Kingspan invests in ‘green steel’ firm which will be new supplier
Insulation maker says deal will see substantial reduction in its carbon emissions
Kingspan chief executive Gene Murtagh.
Insulation maker Kingspan has announced an investment in a “green steel” firm, as well as the intention to use it as a long-term supplier of its steel which would cut the company’s carbon emissions substantially.
Kingspan is investing in H2 Green Steel (H2GS), a company pioneering new green production methods for steel manufacturing using hydrogen, in a Series A equity fundraising round due to close later this month. Earlier announced investors in the same fundraising round include Scania, the IMAS Foundation, and Vargas.
Kingspan said on Friday it expects to ultimately be a single-digit minority shareholder alongside a similarly minded group of investors who wish to transition to low-carbon steel.
The total financing for the first phase of the project amounts to approximately €2.5 billion, the majority of which will be financed through “green project financing”, and Kingspan will be an early-stage equity investor.
Production will commence in 2024, and by 2030 the plant will be producing 5 million tonnes of green steel annually. Henrik Henriksson, currently chief executive of Scania, will lead the company from May 1st.
Kingspan said its investment also reflects an intention to enter into a long-term agreement with H2GS, to supply a “substantial share” of Kingspan’s future steel requirements.
Kingspan is the first building materials company globally to make a commitment to procure H2 Green Steel at scale.
The building and infrastructure sectors are the biggest users of steel, accounting for 52 per cent of global demand, compared to 12 per cent from the car industry. Steel accounts for 7 per cent of global emissions.
Kingspan said H2GS’s production process replaces coke and coal with green hydrogen to achieve an almost a totally CO2-free steel product.
The process cuts about 95 per cent of the CO2 emissions associated with traditional blast furnace steel makers: one tonne of H2GS steel will emit less than 0.1 tonne of CO2 compared to more than two tonnes of CO2 emitted producing a traditional tonne of steel.
The green hydrogen gas is produced by electrolysis using electricity generated from hydro and wind power which is plentiful in the Boden-Lulea region in northern Sweden where H2GS is constructing the world’s first large-scale green steel production site.
Moving to low emissions steel would see Kingspan reduce embodied carbon in its insulated panel products by about 45 per cent.

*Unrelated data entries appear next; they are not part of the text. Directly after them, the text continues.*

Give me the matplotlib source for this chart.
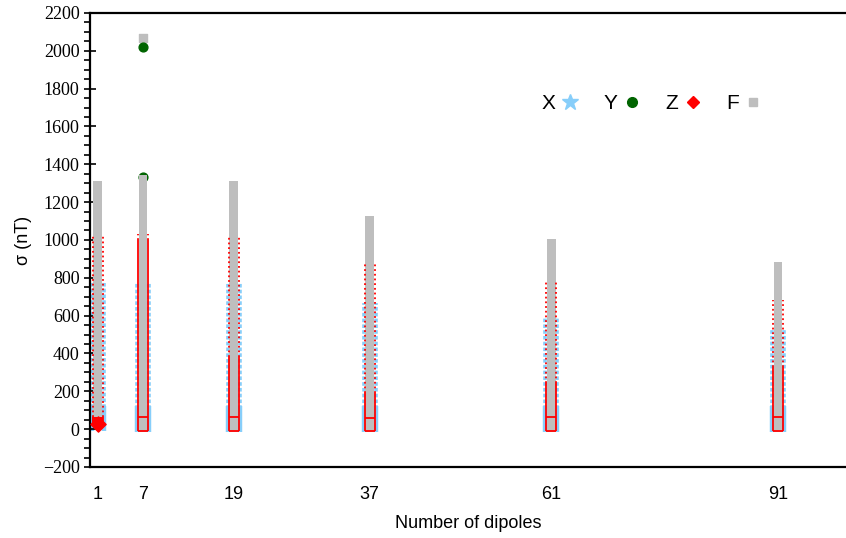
import matplotlib.pyplot as plt
from matplotlib.lines import Line2D
from matplotlib.ticker import MultipleLocator

# group positions (number of dipoles)
dipoles = [1, 7, 19, 37, 61, 91]

# F: grey bar (box + dense outliers)
f_low = [62, -15, -15, -15, -15, -15]
f_high = [1310, 1345, 1310, 1128, 1003, 884]
f_out_x = [7]
f_out_y = [2065]

# Z: box + dense outlier range
z_q1 = [20, -12, -12, -12, -12, -12]
z_q3 = [62, 62, 62, 60, 62, 62]
z_solid = [62, 1000, 380, 190, 243, 330]
z_top = [1028, 1030, 1028, 878, 778, 684]

# X: dense outlier range
x_low = [-10, -15, -15, -15, -15, -15]
x_top = [775, 775, 772, 667, 593, 524]

# Y: mostly hidden, a few visible outliers
y_out_x = [7, 7]
y_out_y = [2020, 1335]

x_col = '#87cefa'
y_col = '#006400'
z_col = '#ff0000'
f_col = '#bebebe'

serif = ['Liberation Serif', 'DejaVu Serif']

fig = plt.figure(figsize=(8.46, 5.38), dpi=100)
ax = fig.add_axes([0.1064, 0.132, 0.8936, 0.844])

# X haze
for x, lo, top in zip(dipoles, x_low, x_top):
    ax.vlines([x - 0.8, x + 0.8], lo, top, colors=x_col, lw=2.6,
              linestyles=(0, (1, 0.6)), zorder=1)
    ax.vlines([x - 0.8, x + 0.8], lo, min(top, 120), colors=x_col, lw=3.2, zorder=1)

# Y outliers (the lower one mostly hidden behind F)
ax.scatter(y_out_x, y_out_y, marker='o', s=40, color=y_col, zorder=1.5)

# F grey bars
ax.bar(dipoles, [h - l for h, l in zip(f_high, f_low)], bottom=f_low,
       width=1.15, color=f_col, zorder=2)
ax.scatter(f_out_x, f_out_y, marker='s', s=40, color=f_col, zorder=1.4)

# Z boxes and outlier columns
for i, x in enumerate(dipoles):
    sides = [x - 0.66, x + 0.66]
    ax.vlines(sides, z_solid[i], z_top[i], colors=z_col, lw=1.3,
              linestyles=(0, (1, 1.6)), zorder=3)
    ax.vlines(sides, z_q1[i], z_solid[i], colors=z_col, lw=1.3, zorder=3)
    if i == 0:
        ax.bar(x, z_q3[i] - z_q1[i], bottom=z_q1[i], width=1.4, color=z_col, zorder=3)
        ax.scatter([x], [z_q1[i] + 8], marker='D', s=60, color=z_col, zorder=3)
    else:
        ax.hlines([z_q1[i], z_q3[i]], x - 0.66, x + 0.66, colors=z_col, lw=1.3, zorder=3)

ax.set_xlim(0, 100)
ax.set_ylim(-200, 2200)

ax.spines['right'].set_visible(False)
for s in ['left', 'bottom', 'top']:
    ax.spines[s].set_linewidth(1.6)

ax.set_xticks(dipoles)
ax.set_xticklabels([str(d) for d in dipoles], family='Liberation Sans', fontsize=13)
ax.tick_params(axis='x', length=0, pad=14)

yt = list(range(-200, 2201, 200))
ax.set_yticks(yt)
ax.set_yticklabels(['\u2212' + str(-v) if v < 0 else str(v) for v in yt],
                   family=serif, fontsize=13)
ax.yaxis.set_minor_locator(MultipleLocator(50))
ax.tick_params(axis='y', which='major', direction='inout', length=8, width=1.2)
ax.tick_params(axis='y', which='minor', direction='out', length=4, width=1.2)

ax.set_xlabel('Number of dipoles', family='Liberation Sans', fontsize=13, labelpad=8)
ax.set_ylabel('σ (nT)', family='Liberation Sans', fontsize=13, labelpad=8)

handles = [
    Line2D([], [], ls='none', marker='*', color=x_col, markersize=12),
    Line2D([], [], ls='none', marker='o', color=y_col, markersize=7),
    Line2D([], [], ls='none', marker='D', color=z_col, markersize=6),
    Line2D([], [], ls='none', marker='s', color=f_col, markersize=6),
]
ax.legend(handles, ['X', 'Y', 'Z', 'F'], ncol=4, frameon=False, markerfirst=False,
          loc='center', bbox_to_anchor=(0.743, 0.80), handlelength=0.8,
          handletextpad=0.3, columnspacing=1.2, prop={'family': 'Liberation Sans', 'size': 15})

fig.savefig('out.png', dpi=100)
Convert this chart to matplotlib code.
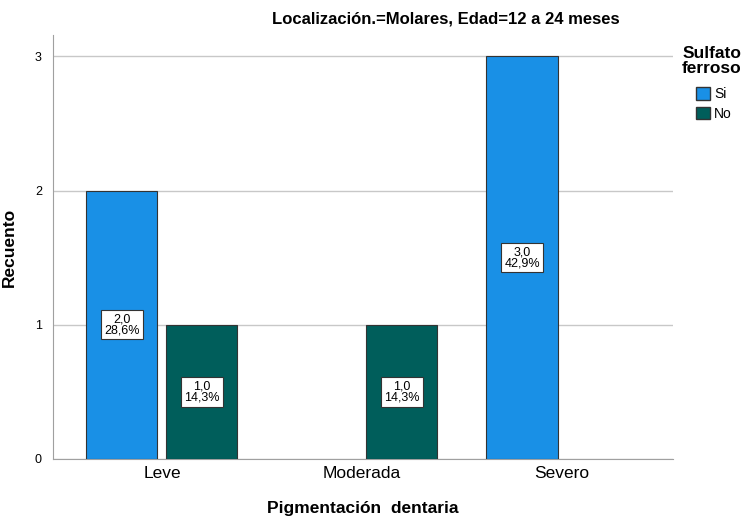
import numpy as np
import matplotlib
matplotlib.use("Agg")
import matplotlib.pyplot as plt
from matplotlib.patches import Patch

plt.rcParams['font.family'] = ['Liberation Sans', 'DejaVu Sans']

categories = ['Leve', 'Moderada', 'Severo']
si_counts = [2, 0, 3]
no_counts = [1, 1, 0]
si_pct = ['28,6%', '', '42,9%']
no_pct = ['14,3%', '14,3%', '']

color_si = '#1990E6'
color_no = '#005E5B'

fig = plt.figure(figsize=(7.43, 5.22), dpi=100)
ax = fig.add_axes([0.0713, 0.1207, 0.8345, 0.8123])

x = np.arange(len(categories))
w = 0.355
off = 0.2

def draw(xs, vals, pcts, color):
    for xi, v, p in zip(xs, vals, pcts):
        if v == 0:
            continue
        ax.bar(xi, v, width=w, color=color, edgecolor='#333333', linewidth=0.8, zorder=3)
        ax.text(xi, v / 2, '{:.1f}'.format(v).replace('.', ',') + '\n' + p,
                ha='center', va='center', fontsize=9, linespacing=0.9, zorder=4,
                bbox=dict(boxstyle='square,pad=0.25', fc='white', ec='#333333', lw=0.8))

draw(x - off, si_counts, si_pct, color_si)
draw(x + off, no_counts, no_pct, color_no)

ax.set_xlim(-0.545, 2.555)
ax.set_ylim(0, 3.16)
ax.set_yticks([0, 1, 2, 3])
ax.set_xticks(x)
ax.set_xticklabels(categories, fontsize=12.5)
ax.tick_params(axis='y', labelsize=9, length=0, pad=8)
ax.tick_params(axis='x', length=0, pad=5)
ax.grid(axis='y', color='#c8c8c8', linewidth=1, zorder=0)
for s in ['top', 'right']:
    ax.spines[s].set_visible(False)
for s in ['left', 'bottom']:
    ax.spines[s].set_color('#a0a0a0')

ax.set_ylabel('Recuento', fontsize=12.5, fontweight='bold')
ax.yaxis.set_label_coords(-0.058, 0.5)
ax.set_xlabel('Pigmentación  dentaria', fontsize=12.5, fontweight='bold')
ax.xaxis.set_label_coords(0.5, -0.098)
fig.text(0.6, 0.963, 'Localización.=Molares, Edad=12 a 24 meses', ha='center', va='center',
         fontsize=12, fontweight='bold')

fig.text(0.958, 0.883, 'Sulfato\nferroso', ha='center', va='center',
         fontsize=12.5, fontweight='bold', linespacing=1.0)
handles = [Patch(facecolor=color_si, edgecolor='#333333', label='Si'),
           Patch(facecolor=color_no, edgecolor='#333333', label='No')]
fig.legend(handles=handles, loc='upper left', bbox_to_anchor=(0.937, 0.833),
           frameon=False, fontsize=10, borderpad=0, borderaxespad=0,
           handlelength=1.0, handleheight=1.0, handletextpad=0.3, labelspacing=0.4)

fig.savefig('out.png', dpi=100)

Two thirds of Kingspan’s business revenue comes from the sale of insulated panels, which sandwich high-performance insulation between steel panels for use on building facades.
Kingspan chief executive Gene Murtagh said: “The building industry is a major user of steel, and steel production is a major source of carbon emissions.
“It is therefore clear that Kingspan’s Planet Passionate commitment to reduce emissions in its primary supply chain must include a new model of steel production.”
H2GS chairman Carl Erik Lagercrantz said the extent of steel’s contribution to emissions from the building and infrastructure sector “is not well understood, and green steel will be an important component as it seeks to decarbonise”.
“This will be a first investment and long-term supply partnership with a company in this space and reflects the depth of demand we see for the steel we will be producing,” he added.